"""

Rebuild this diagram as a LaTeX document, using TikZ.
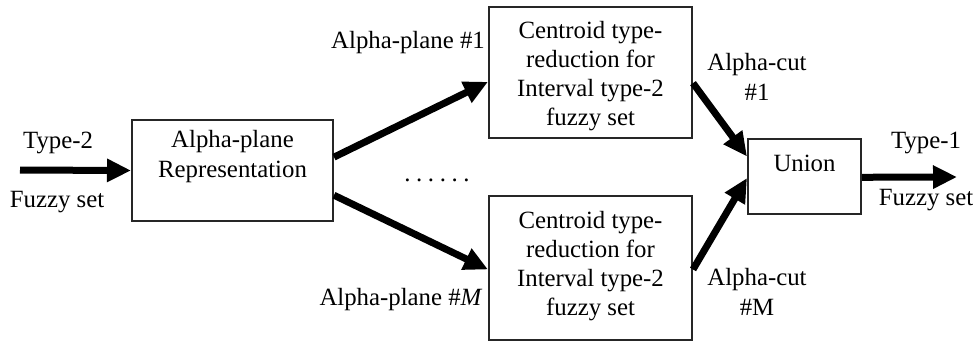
\documentclass[tikz,border=0pt]{standalone}
\usepackage{fontspec}
\setmainfont{Liberation Serif}
\usetikzlibrary{arrows.meta,calc}
\begin{document}
\begin{tikzpicture}[x=0.5pt,y=-0.5pt,
  box/.style={draw=black!85,line width=1pt,inner sep=0pt,align=center,
    font=\fontsize{12.4}{14.6}\selectfont},
  lbl/.style={font=\fontsize{12.4}{15}\selectfont,inner sep=0pt,align=center},
  flow/.style={line width=3.5pt,-{Triangle[length=12pt,width=11pt]}}]
\useasboundingbox (0,0) rectangle (977,345);

% processing blocks
\node[box,minimum width=100.5pt,minimum height=50.5pt] (rep) at (232.5,170.5) {};
\node[lbl] (reptext) at (232.5,157) {Alpha-plane\\Representation};
\node[box,minimum width=101.5pt,minimum height=65.5pt] (top) at (590.5,72.5) {};
\node[lbl,font=\fontsize{12.4}{14.6}\selectfont] (toptext) at (590.5,76)
  {Centroid type-\\reduction for\\Interval type-2\\fuzzy set};
\node[box,minimum width=101.5pt,minimum height=72pt] (bot) at (590.5,268) {};
\node[lbl,font=\fontsize{12.4}{14.6}\selectfont] (bottext) at (590.5,266)
  {Centroid type-\\reduction for\\Interval type-2\\fuzzy set};
\node[box,minimum width=56.5pt,minimum height=37.5pt] (union) at (804.5,176.5) {};
\node[lbl] (uniontext) at (804.5,163) {Union};

% input and output ends
\coordinate (in) at (20,170);
\coordinate (out) at (957,177);

% connectors
\draw[flow] (in) -- (rep.west);
\draw[flow] ($(rep.north east)!0.37!(rep.south east)$) -- ($(top.north west)!0.57!(top.south west)$);
\draw[flow] ($(rep.north east)!0.74!(rep.south east)$) -- ($(bot.north west)!0.51!(bot.south west)$);
\draw[flow] ($(top.north east)!0.58!(top.south east)$) -- ($(union.north west)!0.24!(union.south west)$);
\draw[flow] ($(bot.north east)!0.51!(bot.south east)$) -- ($(union.north west)!0.52!(union.south west)$);
\draw[flow] ($(union.north east)!0.51!(union.south east)$) -- (out);

% labels
\node[lbl] (t2) at (58,143) {Type-2};
\node[lbl] (fs2) at (57,202) {Fuzzy set};
\node[lbl] (ap1) at (408,43) {Alpha-plane \#1};
\node[lbl] (apm) at (401,300) {Alpha-plane \#\textit{M}};
\node[lbl,anchor=base] (dots) at (437,181)
  {.\hspace{2.8pt}.\hspace{2.8pt}.\hspace{2.8pt}.\hspace{2.8pt}.\hspace{2.8pt}.};
\node[lbl] (ac1) at (757,77) {Alpha-cut\\\#1};
\node[lbl] (acm) at (757,292) {Alpha-cut\\\#M};
\node[lbl] (t1) at (926,143) {Type-1};
\node[lbl] (fs1) at (926,200) {Fuzzy set};
\end{tikzpicture}
\end{document}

"""

Instruction: Make an exact copy of the whole listing, but don't bring over any pictures.

Worked solution:
Rebuild this diagram as a LaTeX document, using TikZ.
\documentclass[tikz,border=0pt]{standalone}
\usepackage{fontspec}
\setmainfont{Liberation Serif}
\usetikzlibrary{arrows.meta,calc}
\begin{document}
\begin{tikzpicture}[x=0.5pt,y=-0.5pt,
  box/.style={draw=black!85,line width=1pt,inner sep=0pt,align=center,
    font=\fontsize{12.4}{14.6}\selectfont},
  lbl/.style={font=\fontsize{12.4}{15}\selectfont,inner sep=0pt,align=center},
  flow/.style={line width=3.5pt,-{Triangle[length=12pt,width=11pt]}}]
\useasboundingbox (0,0) rectangle (977,345);

% processing blocks
\node[box,minimum width=100.5pt,minimum height=50.5pt] (rep) at (232.5,170.5) {};
\node[lbl] (reptext) at (232.5,157) {Alpha-plane\\Representation};
\node[box,minimum width=101.5pt,minimum height=65.5pt] (top) at (590.5,72.5) {};
\node[lbl,font=\fontsize{12.4}{14.6}\selectfont] (toptext) at (590.5,76)
  {Centroid type-\\reduction for\\Interval type-2\\fuzzy set};
\node[box,minimum width=101.5pt,minimum height=72pt] (bot) at (590.5,268) {};
\node[lbl,font=\fontsize{12.4}{14.6}\selectfont] (bottext) at (590.5,266)
  {Centroid type-\\reduction for\\Interval type-2\\fuzzy set};
\node[box,minimum width=56.5pt,minimum height=37.5pt] (union) at (804.5,176.5) {};
\node[lbl] (uniontext) at (804.5,163) {Union};

% input and output ends
\coordinate (in) at (20,170);
\coordinate (out) at (957,177);

% connectors
\draw[flow] (in) -- (rep.west);
\draw[flow] ($(rep.north east)!0.37!(rep.south east)$) -- ($(top.north west)!0.57!(top.south west)$);
\draw[flow] ($(rep.north east)!0.74!(rep.south east)$) -- ($(bot.north west)!0.51!(bot.south west)$);
\draw[flow] ($(top.north east)!0.58!(top.south east)$) -- ($(union.north west)!0.24!(union.south west)$);
\draw[flow] ($(bot.north east)!0.51!(bot.south east)$) -- ($(union.north west)!0.52!(union.south west)$);
\draw[flow] ($(union.north east)!0.51!(union.south east)$) -- (out);

% labels
\node[lbl] (t2) at (58,143) {Type-2};
\node[lbl] (fs2) at (57,202) {Fuzzy set};
\node[lbl] (ap1) at (408,43) {Alpha-plane \#1};
\node[lbl] (apm) at (401,300) {Alpha-plane \#\textit{M}};
\node[lbl,anchor=base] (dots) at (437,181)
  {.\hspace{2.8pt}.\hspace{2.8pt}.\hspace{2.8pt}.\hspace{2.8pt}.\hspace{2.8pt}.};
\node[lbl] (ac1) at (757,77) {Alpha-cut\\\#1};
\node[lbl] (acm) at (757,292) {Alpha-cut\\\#M};
\node[lbl] (t1) at (926,143) {Type-1};
\node[lbl] (fs1) at (926,200) {Fuzzy set};
\end{tikzpicture}
\end{document}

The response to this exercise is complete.